((

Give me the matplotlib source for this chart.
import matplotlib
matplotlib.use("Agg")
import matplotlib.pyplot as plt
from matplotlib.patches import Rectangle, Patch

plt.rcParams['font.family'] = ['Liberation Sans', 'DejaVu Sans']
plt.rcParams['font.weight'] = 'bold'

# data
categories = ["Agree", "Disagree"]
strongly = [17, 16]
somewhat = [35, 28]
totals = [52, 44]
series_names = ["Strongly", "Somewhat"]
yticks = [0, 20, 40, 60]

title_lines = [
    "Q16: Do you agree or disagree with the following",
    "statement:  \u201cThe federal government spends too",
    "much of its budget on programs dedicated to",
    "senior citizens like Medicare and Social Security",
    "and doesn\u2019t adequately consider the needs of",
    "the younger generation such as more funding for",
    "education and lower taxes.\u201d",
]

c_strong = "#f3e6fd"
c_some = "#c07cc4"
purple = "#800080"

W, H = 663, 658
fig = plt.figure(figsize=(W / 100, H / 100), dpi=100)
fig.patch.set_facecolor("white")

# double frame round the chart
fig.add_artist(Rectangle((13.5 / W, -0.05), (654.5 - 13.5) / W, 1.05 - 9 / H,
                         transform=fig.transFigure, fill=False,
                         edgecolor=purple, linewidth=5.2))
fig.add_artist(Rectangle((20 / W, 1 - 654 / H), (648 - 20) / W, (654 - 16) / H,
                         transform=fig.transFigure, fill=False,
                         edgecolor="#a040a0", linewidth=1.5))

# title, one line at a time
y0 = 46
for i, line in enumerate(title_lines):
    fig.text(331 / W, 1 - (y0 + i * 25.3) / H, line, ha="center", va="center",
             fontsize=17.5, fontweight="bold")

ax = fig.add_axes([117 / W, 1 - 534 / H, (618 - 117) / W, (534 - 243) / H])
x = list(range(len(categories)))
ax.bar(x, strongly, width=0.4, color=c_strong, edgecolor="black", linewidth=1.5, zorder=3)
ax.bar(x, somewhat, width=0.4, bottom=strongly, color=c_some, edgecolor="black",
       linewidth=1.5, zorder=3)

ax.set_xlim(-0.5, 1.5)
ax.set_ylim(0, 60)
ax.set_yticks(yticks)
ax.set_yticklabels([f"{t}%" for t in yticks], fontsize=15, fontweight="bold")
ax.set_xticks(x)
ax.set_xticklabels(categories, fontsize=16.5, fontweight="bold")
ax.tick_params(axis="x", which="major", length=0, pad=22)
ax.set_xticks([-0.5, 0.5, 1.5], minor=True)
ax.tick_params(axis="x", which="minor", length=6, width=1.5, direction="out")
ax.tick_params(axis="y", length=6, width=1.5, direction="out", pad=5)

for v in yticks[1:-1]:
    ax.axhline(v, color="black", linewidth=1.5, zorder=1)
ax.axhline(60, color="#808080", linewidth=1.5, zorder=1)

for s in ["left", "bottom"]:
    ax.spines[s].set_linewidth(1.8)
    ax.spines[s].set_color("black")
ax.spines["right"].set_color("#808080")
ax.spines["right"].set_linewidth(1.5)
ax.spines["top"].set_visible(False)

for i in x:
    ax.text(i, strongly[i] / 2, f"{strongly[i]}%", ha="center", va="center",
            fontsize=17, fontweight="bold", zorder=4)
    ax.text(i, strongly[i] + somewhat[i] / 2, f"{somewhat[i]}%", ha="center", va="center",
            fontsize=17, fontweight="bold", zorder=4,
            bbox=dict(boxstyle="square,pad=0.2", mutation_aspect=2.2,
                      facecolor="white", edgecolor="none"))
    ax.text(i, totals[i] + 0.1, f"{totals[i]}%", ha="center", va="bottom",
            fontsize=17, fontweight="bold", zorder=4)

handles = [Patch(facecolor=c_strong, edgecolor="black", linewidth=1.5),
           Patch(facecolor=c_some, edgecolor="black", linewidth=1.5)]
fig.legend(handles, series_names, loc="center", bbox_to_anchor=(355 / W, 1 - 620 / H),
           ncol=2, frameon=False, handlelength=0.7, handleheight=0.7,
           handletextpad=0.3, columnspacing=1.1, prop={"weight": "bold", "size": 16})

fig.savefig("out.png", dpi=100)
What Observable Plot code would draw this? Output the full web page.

))

▸ SHORT EXERCISE:
Would you copy out each line exactly as written?

▸ THE ANSWER:
Give me the matplotlib source for this chart.
import matplotlib
matplotlib.use("Agg")
import matplotlib.pyplot as plt
from matplotlib.patches import Rectangle, Patch

plt.rcParams['font.family'] = ['Liberation Sans', 'DejaVu Sans']
plt.rcParams['font.weight'] = 'bold'

# data
categories = ["Agree", "Disagree"]
strongly = [17, 16]
somewhat = [35, 28]
totals = [52, 44]
series_names = ["Strongly", "Somewhat"]
yticks = [0, 20, 40, 60]

title_lines = [
    "Q16: Do you agree or disagree with the following",
    "statement:  \u201cThe federal government spends too",
    "much of its budget on programs dedicated to",
    "senior citizens like Medicare and Social Security",
    "and doesn\u2019t adequately consider the needs of",
    "the younger generation such as more funding for",
    "education and lower taxes.\u201d",
]

c_strong = "#f3e6fd"
c_some = "#c07cc4"
purple = "#800080"

W, H = 663, 658
fig = plt.figure(figsize=(W / 100, H / 100), dpi=100)
fig.patch.set_facecolor("white")

# double frame round the chart
fig.add_artist(Rectangle((13.5 / W, -0.05), (654.5 - 13.5) / W, 1.05 - 9 / H,
                         transform=fig.transFigure, fill=False,
                         edgecolor=purple, linewidth=5.2))
fig.add_artist(Rectangle((20 / W, 1 - 654 / H), (648 - 20) / W, (654 - 16) / H,
                         transform=fig.transFigure, fill=False,
                         edgecolor="#a040a0", linewidth=1.5))

# title, one line at a time
y0 = 46
for i, line in enumerate(title_lines):
    fig.text(331 / W, 1 - (y0 + i * 25.3) / H, line, ha="center", va="center",
             fontsize=17.5, fontweight="bold")

ax = fig.add_axes([117 / W, 1 - 534 / H, (618 - 117) / W, (534 - 243) / H])
x = list(range(len(categories)))
ax.bar(x, strongly, width=0.4, color=c_strong, edgecolor="black", linewidth=1.5, zorder=3)
ax.bar(x, somewhat, width=0.4, bottom=strongly, color=c_some, edgecolor="black",
       linewidth=1.5, zorder=3)

ax.set_xlim(-0.5, 1.5)
ax.set_ylim(0, 60)
ax.set_yticks(yticks)
ax.set_yticklabels([f"{t}%" for t in yticks], fontsize=15, fontweight="bold")
ax.set_xticks(x)
ax.set_xticklabels(categories, fontsize=16.5, fontweight="bold")
ax.tick_params(axis="x", which="major", length=0, pad=22)
ax.set_xticks([-0.5, 0.5, 1.5], minor=True)
ax.tick_params(axis="x", which="minor", length=6, width=1.5, direction="out")
ax.tick_params(axis="y", length=6, width=1.5, direction="out", pad=5)

for v in yticks[1:-1]:
    ax.axhline(v, color="black", linewidth=1.5, zorder=1)
ax.axhline(60, color="#808080", linewidth=1.5, zorder=1)

for s in ["left", "bottom"]:
    ax.spines[s].set_linewidth(1.8)
    ax.spines[s].set_color("black")
ax.spines["right"].set_color("#808080")
ax.spines["right"].set_linewidth(1.5)
ax.spines["top"].set_visible(False)

for i in x:
    ax.text(i, strongly[i] / 2, f"{strongly[i]}%", ha="center", va="center",
            fontsize=17, fontweight="bold", zorder=4)
    ax.text(i, strongly[i] + somewhat[i] / 2, f"{somewhat[i]}%", ha="center", va="center",
            fontsize=17, fontweight="bold", zorder=4,
            bbox=dict(boxstyle="square,pad=0.2", mutation_aspect=2.2,
                      facecolor="white", edgecolor="none"))
    ax.text(i, totals[i] + 0.1, f"{totals[i]}%", ha="center", va="bottom",
            fontsize=17, fontweight="bold", zorder=4)

handles = [Patch(facecolor=c_strong, edgecolor="black", linewidth=1.5),
           Patch(facecolor=c_some, edgecolor="black", linewidth=1.5)]
fig.legend(handles, series_names, loc="center", bbox_to_anchor=(355 / W, 1 - 620 / H),
           ncol=2, frameon=False, handlelength=0.7, handleheight=0.7,
           handletextpad=0.3, columnspacing=1.1, prop={"weight": "bold", "size": 16})

fig.savefig("out.png", dpi=100)
What Observable Plot code would draw this? Output the full web page.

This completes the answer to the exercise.